Desirable social change doesn't happen without practice, except by accident.  Artists often wait for an accident called "inspiration".  Suppose that weren't the case?

Art can be a laboratory in which to test ideas that one's situation forbids testing elsewhere (let's say in "real life").  (In much of the art world, the above sentence is, alas, one of those ideas.)  That's assuming, of course, that people can have more than one idea at once, and can even have thousands of ideas in a lifetime.  Many people have been told that's impossible, and that's how they act:  as if the four or five ideas that make up their "identity" were slightly malleable, but not increasable.   People often judge an idea as if they were weighing the desirability of it being the only idea they'll ever have.  (Think of all the success stories about billionaires which begin "He had
just one idea:  Bendable Forks.")

An artwork can hold an idea which isn't yet heavy enough to stay down by itself.  I can walk away from that artwork and come back years later -- the idea hasn't floated away.  Some ideas I wouldn't recognize or even remember if I didn't remember artwotk where I coudl find them.  One of the practical ways art promotes and protects multiple ideas is by giving us someplace to put them.

Humor is a temporary anaesthetic to fear.  Fear includes the desire for someone else to make decisions for you.  Contributing to the climate of fear and emotional / intellectual anxiety which serves our current leaders so well is a job commercial art performs easily.  Too many noncommercial artists attempt to perform with difficulty the jobs commercial art performs easily.

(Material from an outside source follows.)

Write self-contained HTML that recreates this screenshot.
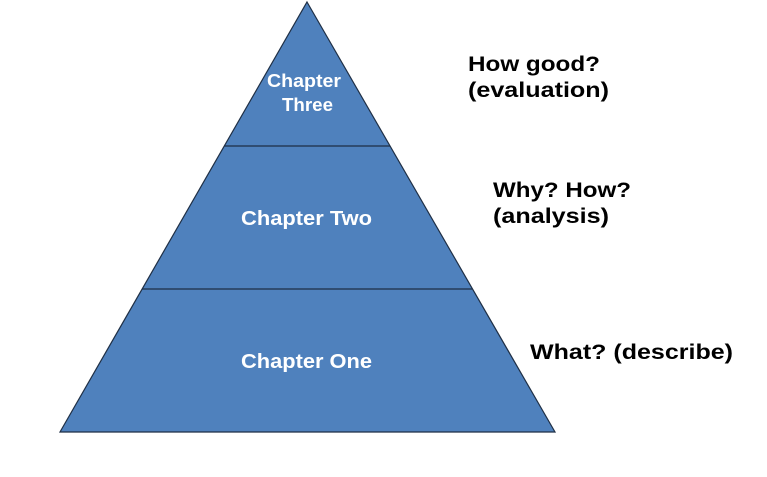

Thoughtfulness is a desirable political state.  So art that provokes thought can be "political," even when its content is abstract or everyday.  Explicitly political content needs to be made  thought-provoking, since we are numbed to it, not just by the culture we live in, but also by the numbing character of our political system itself.  It's desirable for any work of art to contain an irritant that disturbs the comfort of anyone who already "agrees."  This can be a surprising shift in tone, an element that doesn't fit, an awkwardness or "wrongness" in music, color, movement, etc.--anything that calls for more thought and change on the part of perfomer and audience as well as the world.  Art is utopian in the best sense, where utopia is defined not as a final paradise, but as a profusion of new ways to imagine and solve new and more productive problems.

Art should suggest that problems are there to be solved, even if, or because, the characters in the artwork didn't solve them.  In commercial art, everyone identifies with the main character's apparent relief that he died before having to solve the problem.

Art needs to educate because nothing else will -- we no longer have an education system in the U.S.  Anyone who knows anything is an autodidact, and despite the contempt many have for "learning", everyone enjoys becoming smarter.  Art doesn't have to become school to explore that enjoyment.

Art can connect ideas and events in a way that the news media, with its carving up of information into articles, features, and columns, never can.  It can juxtapose events from widely differing scales, fields, and times, often in counter-intuitive and revealing ways.  So one job of artists is to defend and promote the counter-intuitive;  this is essential when most immediately available arguments turn out to support the way things, and people, already are.

Artists should declare their work to be in opposition to war on Iraq, even if that work consists of smearing old LPs with chili paste while reciting Chaucer.  The people who don't want our work to be funded want to spend billions on untested and unreliable missile systems, so we needn't feel bad about needing money.  (We try to remember that there's a difference between needing money to live, which we all do, and needing money to make art, which Spielberg does.)

Art needs to display its feelings, not just the fact that it feels.  Art should argue against any situation in which people say the art is beautiful because otherwise nothing would be.

Activism needs art.  Nearly everyone gets bored at rallies when all that happens is rant.  The most successful public events entail as much art as talk.  And the most absurd, apparently off-base art can draw more attention to a demonstration or talk than the best speakers.

Art should leave us with the feeling that the work and the fun are just beginning.  The world changes, whether we want it or not.  We wish to become experts at wanting it.  No-one can become an expert without practice.  Art can become a world (individual and social) in which we practice, and have help practicing.